§ To do:
Exclude the pictures, then repeat the remaining data exactly.

______________________________

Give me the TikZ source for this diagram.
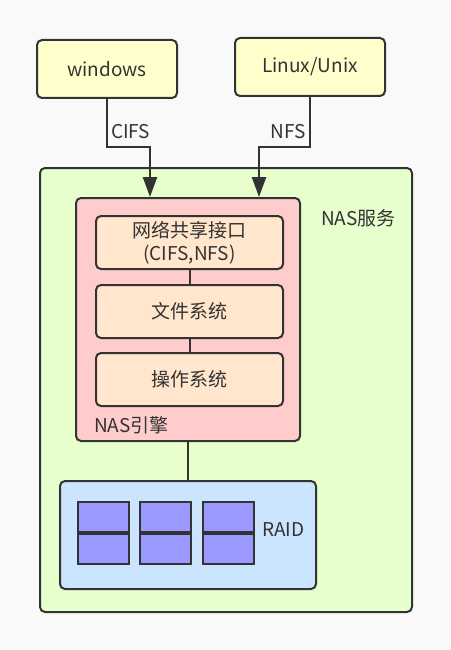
\documentclass[tikz,border=0pt]{standalone}
\usepackage{fontspec}
\setmainfont{Noto Sans CJK SC}
\usetikzlibrary{arrows.meta}
\definecolor{bg}{HTML}{F9F9F9}
\definecolor{ln}{HTML}{333333}
\definecolor{yel}{HTML}{FFFFCC}
\definecolor{grn}{HTML}{E6FFCC}
\definecolor{pnk}{HTML}{FFCCCC}
\definecolor{org}{HTML}{FFE6CC}
\definecolor{blu}{HTML}{CCE5FF}
\definecolor{dsk}{HTML}{9999FF}
\tikzset{
  box/.style={draw=ln, line width=2pt, rounded corners=5pt, inner sep=0pt, text=ln, font=\fontsize{19}{23}\selectfont, align=center},
  lbl/.style={text=ln, inner sep=0pt, font=\fontsize{19}{23}\selectfont},
  arr/.style={draw=ln, line width=2.5pt, -{Triangle[length=20pt,width=14pt]}},
  conn/.style={draw=ln, line width=2pt},
  disk/.style={draw=ln, line width=2pt, fill=dsk, minimum width=51pt, minimum height=30pt, inner sep=0pt}
}
\begin{document}
\begin{tikzpicture}[x=1pt,y=-1pt]
\useasboundingbox[fill=bg] (0,0) rectangle (450,650);
% top clients
\node[box, fill=yel, minimum width=140pt, minimum height=58pt] (win) at (107,69) {windows};
\node[box, fill=yel, minimum width=150pt, minimum height=58pt] (lin) at (310,67) {Linux/Unix};
% NAS service
\node[box, fill=grn, minimum width=372pt, minimum height=444pt] (svc) at (226,390) {};
\node[lbl, anchor=west] (svcl) at (321,218) {NAS服务};
% NAS engine
\node[box, fill=pnk, minimum width=224pt, minimum height=243pt] (eng) at (188,319.5) {};
\node[lbl, anchor=west] (engl) at (94,425) {NAS引擎};
\node[box, fill=org, minimum width=187pt, minimum height=53pt] (net) at (189.5,242.5) {网络共享接口\\(CIFS,NFS)};
\node[box, fill=org, minimum width=187pt, minimum height=53pt] (fs) at (189.5,311.5) {文件系统};
\node[box, fill=org, minimum width=187pt, minimum height=53pt] (os) at (189.5,379.5) {操作系统};
\draw[conn] (net) -- (fs);
\draw[conn] (fs) -- (os);
% RAID
\node[box, fill=blu, minimum width=256pt, minimum height=108pt] (raid) at (188,535) {};
\node[lbl, anchor=west] (raidl) at (262,530) {RAID};
\node[disk, anchor=south west] (d1a) at (77,532.5) {};
\node[disk, anchor=north west] (d1b) at (77,532.5) {};
\node[disk, anchor=south west] (d2a) at (139,532.5) {};
\node[disk, anchor=north west] (d2b) at (139,532.5) {};
\node[disk, anchor=south west] (d3a) at (202,532.5) {};
\node[disk, anchor=north west] (d3b) at (202,532.5) {};
\draw[conn] (eng.south) -- (raid.north);
% protocol arrows
\coordinate (cb) at (150,147);
\coordinate (nb) at (259,147);
\draw[arr] (win.south) |- (cb) -- (cb |- eng.north);
\draw[arr] (lin.south) |- (nb) -- (nb |- eng.north);
\node[lbl, anchor=west] (cifs) at (111,132) {CIFS};
\node[lbl, anchor=east] (nfs) at (306,132) {NFS};
\end{tikzpicture}
\end{document}
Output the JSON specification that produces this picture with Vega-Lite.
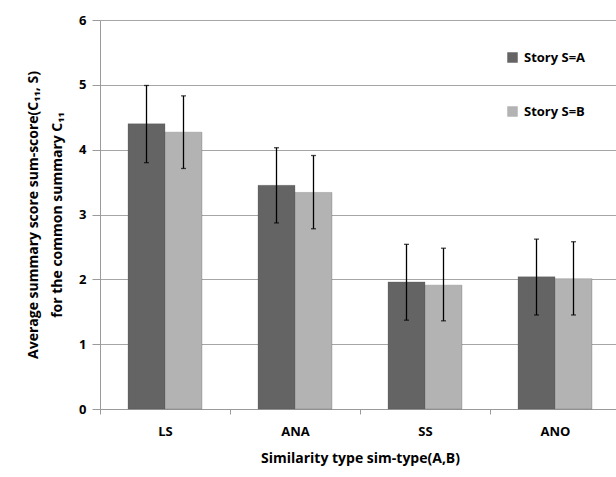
{
  "$schema": "https://vega.github.io/schema/vega-lite/v6.json",
  "autosize": "none",
  "width": 520,
  "height": 389,
  "padding": {"left": 100, "top": 20, "right": 0, "bottom": 68},
  "background": "white",
  "config": {
    "view": {"stroke": null},
    "font": "Open Sans",
    "axis": {"labelFont": "Open Sans", "titleFont": "Open Sans", "labelFontWeight": "bold", "titleFontWeight": "bold", "labelColor": "black", "titleColor": "black", "domainColor": "#9a9a9a", "tickColor": "#9a9a9a", "gridColor": "#a6a6a6"}
  },
  "data": {
    "values": [
      {"type": "LS", "story": "Story S=A", "mean": 4.40, "lo": 3.80, "hi": 4.99},
      {"type": "LS", "story": "Story S=B", "mean": 4.27, "lo": 3.71, "hi": 4.83},
      {"type": "ANA", "story": "Story S=A", "mean": 3.45, "lo": 2.87, "hi": 4.03},
      {"type": "ANA", "story": "Story S=B", "mean": 3.34, "lo": 2.78, "hi": 3.91},
      {"type": "SS", "story": "Story S=A", "mean": 1.96, "lo": 1.37, "hi": 2.54},
      {"type": "SS", "story": "Story S=B", "mean": 1.91, "lo": 1.36, "hi": 2.48},
      {"type": "ANO", "story": "Story S=A", "mean": 2.04, "lo": 1.45, "hi": 2.62},
      {"type": "ANO", "story": "Story S=B", "mean": 2.01, "lo": 1.45, "hi": 2.58}
    ]
  },
  "encoding": {
    "x": {
      "field": "type", "type": "nominal", "sort": ["LS", "ANA", "SS", "ANO"],
      "scale": {"paddingInner": 0, "paddingOuter": 0},
      "axis": {"title": "Similarity type sim-type(A,B)", "labelAngle": 0, "tickBand": "extent", "grid": false, "labelFontSize": 13, "titleFontSize": 14, "labelPadding": 11, "titlePadding": 13, "tickSize": 5}
    },
    "xOffset": {"field": "story", "type": "nominal", "scale": {"paddingInner": 0, "paddingOuter": 0.757}}
  },
  "layer": [
    {
      "mark": {"type": "bar", "stroke": "#505050", "strokeWidth": 0.5, "strokeOpacity": 0.5},
      "encoding": {
        "y": {
          "field": "mean", "type": "quantitative",
          "scale": {"domain": [0, 6]},
          "axis": {"title": ["Average summary score sum-score(C₁₁, S)", "for the common summary C₁₁"], "values": [0, 1, 2, 3, 4, 5, 6], "format": "d", "labelFontSize": 13, "titleFontSize": 14, "tickSize": 8, "labelPadding": 6, "titlePadding": 14, "titleLineHeight": 24}
        },
        "color": {
          "field": "story", "type": "nominal",
          "scale": {"range": ["#646464", "#b3b3b3"]},
          "legend": {"title": null, "orient": "none", "legendX": 406, "legendY": 31, "symbolType": "square", "symbolSize": 110, "symbolStrokeWidth": 0, "labelFontSize": 13, "labelFontWeight": "bold", "labelFont": "Open Sans", "labelColor": "black", "rowPadding": 40, "labelOffset": 5}
        }
      }
    },
    {
      "mark": {"type": "rule", "color": "black", "strokeWidth": 1.3},
      "encoding": {"y": {"field": "lo", "type": "quantitative"}, "y2": {"field": "hi"}}
    },
    {
      "mark": {"type": "tick", "color": "black", "thickness": 1.3, "size": 5},
      "encoding": {"y": {"field": "lo", "type": "quantitative"}}
    },
    {
      "mark": {"type": "tick", "color": "black", "thickness": 1.3, "size": 5},
      "encoding": {"y": {"field": "hi", "type": "quantitative"}}
    }
  ]
}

______________________________

§ Output:
Give me the TikZ source for this diagram.
\documentclass[tikz,border=0pt]{standalone}
\usepackage{fontspec}
\setmainfont{Noto Sans CJK SC}
\usetikzlibrary{arrows.meta}
\definecolor{bg}{HTML}{F9F9F9}
\definecolor{ln}{HTML}{333333}
\definecolor{yel}{HTML}{FFFFCC}
\definecolor{grn}{HTML}{E6FFCC}
\definecolor{pnk}{HTML}{FFCCCC}
\definecolor{org}{HTML}{FFE6CC}
\definecolor{blu}{HTML}{CCE5FF}
\definecolor{dsk}{HTML}{9999FF}
\tikzset{
  box/.style={draw=ln, line width=2pt, rounded corners=5pt, inner sep=0pt, text=ln, font=\fontsize{19}{23}\selectfont, align=center},
  lbl/.style={text=ln, inner sep=0pt, font=\fontsize{19}{23}\selectfont},
  arr/.style={draw=ln, line width=2.5pt, -{Triangle[length=20pt,width=14pt]}},
  conn/.style={draw=ln, line width=2pt},
  disk/.style={draw=ln, line width=2pt, fill=dsk, minimum width=51pt, minimum height=30pt, inner sep=0pt}
}
\begin{document}
\begin{tikzpicture}[x=1pt,y=-1pt]
\useasboundingbox[fill=bg] (0,0) rectangle (450,650);
% top clients
\node[box, fill=yel, minimum width=140pt, minimum height=58pt] (win) at (107,69) {windows};
\node[box, fill=yel, minimum width=150pt, minimum height=58pt] (lin) at (310,67) {Linux/Unix};
% NAS service
\node[box, fill=grn, minimum width=372pt, minimum height=444pt] (svc) at (226,390) {};
\node[lbl, anchor=west] (svcl) at (321,218) {NAS服务};
% NAS engine
\node[box, fill=pnk, minimum width=224pt, minimum height=243pt] (eng) at (188,319.5) {};
\node[lbl, anchor=west] (engl) at (94,425) {NAS引擎};
\node[box, fill=org, minimum width=187pt, minimum height=53pt] (net) at (189.5,242.5) {网络共享接口\\(CIFS,NFS)};
\node[box, fill=org, minimum width=187pt, minimum height=53pt] (fs) at (189.5,311.5) {文件系统};
\node[box, fill=org, minimum width=187pt, minimum height=53pt] (os) at (189.5,379.5) {操作系统};
\draw[conn] (net) -- (fs);
\draw[conn] (fs) -- (os);
% RAID
\node[box, fill=blu, minimum width=256pt, minimum height=108pt] (raid) at (188,535) {};
\node[lbl, anchor=west] (raidl) at (262,530) {RAID};
\node[disk, anchor=south west] (d1a) at (77,532.5) {};
\node[disk, anchor=north west] (d1b) at (77,532.5) {};
\node[disk, anchor=south west] (d2a) at (139,532.5) {};
\node[disk, anchor=north west] (d2b) at (139,532.5) {};
\node[disk, anchor=south west] (d3a) at (202,532.5) {};
\node[disk, anchor=north west] (d3b) at (202,532.5) {};
\draw[conn] (eng.south) -- (raid.north);
% protocol arrows
\coordinate (cb) at (150,147);
\coordinate (nb) at (259,147);
\draw[arr] (win.south) |- (cb) -- (cb |- eng.north);
\draw[arr] (lin.south) |- (nb) -- (nb |- eng.north);
\node[lbl, anchor=west] (cifs) at (111,132) {CIFS};
\node[lbl, anchor=east] (nfs) at (306,132) {NFS};
\end{tikzpicture}
\end{document}
Output the JSON specification that produces this picture with Vega-Lite.
{
  "$schema": "https://vega.github.io/schema/vega-lite/v6.json",
  "autosize": "none",
  "width": 520,
  "height": 389,
  "padding": {"left": 100, "top": 20, "right": 0, "bottom": 68},
  "background": "white",
  "config": {
    "view": {"stroke": null},
    "font": "Open Sans",
    "axis": {"labelFont": "Open Sans", "titleFont": "Open Sans", "labelFontWeight": "bold", "titleFontWeight": "bold", "labelColor": "black", "titleColor": "black", "domainColor": "#9a9a9a", "tickColor": "#9a9a9a", "gridColor": "#a6a6a6"}
  },
  "data": {
    "values": [
      {"type": "LS", "story": "Story S=A", "mean": 4.40, "lo": 3.80, "hi": 4.99},
      {"type": "LS", "story": "Story S=B", "mean": 4.27, "lo": 3.71, "hi": 4.83},
      {"type": "ANA", "story": "Story S=A", "mean": 3.45, "lo": 2.87, "hi": 4.03},
      {"type": "ANA", "story": "Story S=B", "mean": 3.34, "lo": 2.78, "hi": 3.91},
      {"type": "SS", "story": "Story S=A", "mean": 1.96, "lo": 1.37, "hi": 2.54},
      {"type": "SS", "story": "Story S=B", "mean": 1.91, "lo": 1.36, "hi": 2.48},
      {"type": "ANO", "story": "Story S=A", "mean": 2.04, "lo": 1.45, "hi": 2.62},
      {"type": "ANO", "story": "Story S=B", "mean": 2.01, "lo": 1.45, "hi": 2.58}
    ]
  },
  "encoding": {
    "x": {
      "field": "type", "type": "nominal", "sort": ["LS", "ANA", "SS", "ANO"],
      "scale": {"paddingInner": 0, "paddingOuter": 0},
      "axis": {"title": "Similarity type sim-type(A,B)", "labelAngle": 0, "tickBand": "extent", "grid": false, "labelFontSize": 13, "titleFontSize": 14, "labelPadding": 11, "titlePadding": 13, "tickSize": 5}
    },
    "xOffset": {"field": "story", "type": "nominal", "scale": {"paddingInner": 0, "paddingOuter": 0.757}}
  },
  "layer": [
    {
      "mark": {"type": "bar", "stroke": "#505050", "strokeWidth": 0.5, "strokeOpacity": 0.5},
      "encoding": {
        "y": {
          "field": "mean", "type": "quantitative",
          "scale": {"domain": [0, 6]},
          "axis": {"title": ["Average summary score sum-score(C₁₁, S)", "for the common summary C₁₁"], "values": [0, 1, 2, 3, 4, 5, 6], "format": "d", "labelFontSize": 13, "titleFontSize": 14, "tickSize": 8, "labelPadding": 6, "titlePadding": 14, "titleLineHeight": 24}
        },
        "color": {
          "field": "story", "type": "nominal",
          "scale": {"range": ["#646464", "#b3b3b3"]},
          "legend": {"title": null, "orient": "none", "legendX": 406, "legendY": 31, "symbolType": "square", "symbolSize": 110, "symbolStrokeWidth": 0, "labelFontSize": 13, "labelFontWeight": "bold", "labelFont": "Open Sans", "labelColor": "black", "rowPadding": 40, "labelOffset": 5}
        }
      }
    },
    {
      "mark": {"type": "rule", "color": "black", "strokeWidth": 1.3},
      "encoding": {"y": {"field": "lo", "type": "quantitative"}, "y2": {"field": "hi"}}
    },
    {
      "mark": {"type": "tick", "color": "black", "thickness": 1.3, "size": 5},
      "encoding": {"y": {"field": "lo", "type": "quantitative"}}
    },
    {
      "mark": {"type": "tick", "color": "black", "thickness": 1.3, "size": 5},
      "encoding": {"y": {"field": "hi", "type": "quantitative"}}
    }
  ]
}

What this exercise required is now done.